A recent report from dunnhumby found that Amazon, H-E-B, Costco, Sam’s Club and Walmart are best positioned for 2053, when the U.S. grocery retail industry will be worth $1.9 trillion, more than double its size today.
In “Grocery 2053: A Data-Driven Gaze into The Future,” dunnhumby included the largest 35 U.S. retailers across conventional, mass, club, specialty, discounter, drug and dollar channels.
The company identified 15 sub-trends affecting the grocery industry and grouped these into mega or macro trends that will have the biggest potential impact on grocery retailers over the next three decades.
The dunnhumby Retailer Preference Index database – that contains more than 70,000 consumer survey responses conducted from 2017-22 – was analyzed to understand which trends matter most to consumers.
Grocery retailers were then evaluated for 2053 based on their future expected customer base, the trends relevant to them and the value proposition alignment required.
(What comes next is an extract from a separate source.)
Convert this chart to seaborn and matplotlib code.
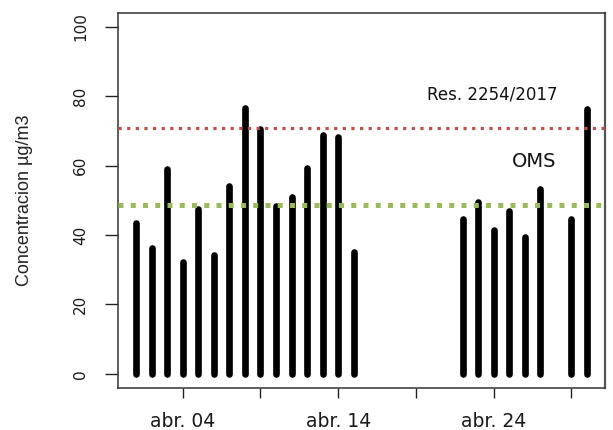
import matplotlib
matplotlib.use("Agg")
import matplotlib.pyplot as plt
import seaborn as sns
import pandas as pd

# ---- data ----
dates = ["2018-04-01", "2018-04-02", "2018-04-03", "2018-04-04", "2018-04-05",
         "2018-04-06", "2018-04-07", "2018-04-08", "2018-04-09", "2018-04-10",
         "2018-04-11", "2018-04-12", "2018-04-13", "2018-04-14", "2018-04-15",
         "2018-04-22", "2018-04-23", "2018-04-24", "2018-04-25", "2018-04-26",
         "2018-04-27", "2018-04-29", "2018-04-30"]
values = [43.6, 36.2, 59.1, 32.2, 47.4, 34.2, 54.0, 76.7, 70.7, 48.4, 51.1,
          59.4, 68.9, 68.4, 35.2, 44.6, 49.6, 41.4, 46.9, 39.4, 53.2, 44.6, 76.4]
res_limit = 71.0
oms_limit = 48.7
tick_dates = ["2018-04-04", "2018-04-09", "2018-04-14", "2018-04-19",
              "2018-04-24", "2018-04-29"]
tick_labels = ["abr. 04", "", "abr. 14", "", "abr. 24", ""]
y_ticks = [0, 20, 40, 60, 80, 100]

df = pd.DataFrame({"fecha": pd.to_datetime(dates), "valor": values})

sns.set_theme(style="white")
plt.rcParams["font.family"] = ["DejaVu Sans"]

fig = plt.figure(figsize=(6.13, 4.30), dpi=100)
ax = fig.add_axes([118 / 613, 1 - 388 / 430, (605 - 118) / 613, (388 - 12.7) / 430])

ax.vlines(df["fecha"], 0, df["valor"], color="black", linewidth=4.8,
          capstyle="round")

ax.axhline(res_limit, color="#C0504D", linewidth=2.3,
           linestyle=(0, (1, 1.7)), dash_capstyle="butt", zorder=3)
ax.axhline(oms_limit, color="#9BBB59", linewidth=3.6,
           linestyle=(0, (1, 1.45)), dash_capstyle="butt", zorder=3)

t0 = pd.Timestamp("2018-04-01")
ax.set_xlim(t0 - pd.Timedelta(days=1.16), pd.Timestamp("2018-04-30") + pd.Timedelta(days=1.16))
ax.set_ylim(-4.1, 104.1)

ax.text(t0 + pd.Timedelta(days=22.9), 80.4, "Res. 2254/2017", fontsize=12,
        ha="center", va="center", color="#111111")
ax.text(t0 + pd.Timedelta(days=25.6), 61.2, "OMS", fontsize=14,
        ha="center", va="center", color="#111111")

ax.set_xticks(pd.to_datetime(tick_dates))
ax.set_xticklabels(tick_labels, fontsize=13.5, color="#1a1a1a")
ax.set_yticks(y_ticks)
ax.set_yticklabels([str(v) for v in y_ticks], fontsize=11, rotation=90,
                   va="center", color="#1a1a1a")

ax.tick_params(axis="x", direction="out", length=7.2, width=1.0, pad=10,
               color="#222222", bottom=True)
ax.tick_params(axis="y", direction="out", length=9.4, width=1.0, pad=12,
               color="#222222", left=True)

ax.set_ylabel("Concentracion µg/m3", fontsize=13, color="#222222",
              family=["Liberation Sans", "DejaVu Sans"])
ax.yaxis.set_label_coords(-0.1745, 0.5)

for s in ax.spines.values():
    s.set_visible(True)
    s.set_color("#333333")
    s.set_linewidth(1.1)
ax.spines["right"].set_color("#555555")
ax.spines["right"].set_linewidth(1.6)

ax.grid(False)
fig.savefig("out.png", dpi=100)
Key findings from the study:
- Fiscal conservatism (concern about the economy as well as personal day-to-day and long-term finances) is the biggest source of stress for consumers and the most important overarching trend that will affect them over the next 30 years. Only when income exceeds $150,000 per year do finances even out with health and the environment as sources of stress. And the younger the consumers, the more they tend to be stressed with finances, both long-term and day-to-day.
- The 10 retailers best positioned to benefit from fiscal conservatism over the next 30 years are, in order: Lidl, Food 4 Less, Aldi, Costco, Fry’s, Amazon, BJ’s Wholesale, H-E-B, Shoprite and WinCo. Conversely, the shares of Harris Teeter, Wegman’s, Publix and Sprouts Farmers Market are vulnerable to the fiscal conservatism trend.
- Health and wellness, Data 3.0, values-based consumption and channel proliferation follow fiscal conservatism as the most important trends of the future. CVS topped all retailers for health and wellness, followed by Amazon, H-E-B, Rite Aid, Walgreens, Costco, Walmart, Fry’s, Kroger and Meijer. Amazon was the top store for Data 3.0, values-based consumption and channel proliferation.
- Health and wellness and finances are opposing forces for many consumers. While 80 percent hope to choose healthier foods when shopping, price is a barrier for 60 percent. Consumers with higher incomes are more likely to regularly choose healthy foods when shopping. Younger customers care more about their mental health, whereas older customers care about their physical health.
- Data 3.0 (defined in the report as the adoption of new technology) is still nominal, but it appeals to younger generations. That means that winning the hearts and wallets of future post Millennial generations will happen not only through offering self-checkout lanes (used by four out of every five customers) but integrating new and holistic virtual tech into purchases and communications.
- Values-based consumption – qualities such as sustainability or the welfare of store employees – remains aspirational and ranks last when customers are asked to trade off with other needs such as finances and personal health. Like health and wellness, consumer needs that are less personal and less immediate take a back seat until the priorities are fulfilled.
“While the shifts the retail grocery industry have gone through over the last three and a half years have been quite dramatic, the reality is that consequential shifts unfold over decades,” said Matt O’Grady, president of the Americas for dunnhumby.
“It isn’t one five-year period in grocery history that will change the fortunes of retailers. Rather, grocers will rise or fall based on their ability to align themselves to the dominant demographic, cultural, economic and technological trends that will slowly reshape the market context over decades to come.
“The aim of our report is to help retailers understand what shopper values that will shape the decades to come, and offer a framework of how to transform their organizations over time.”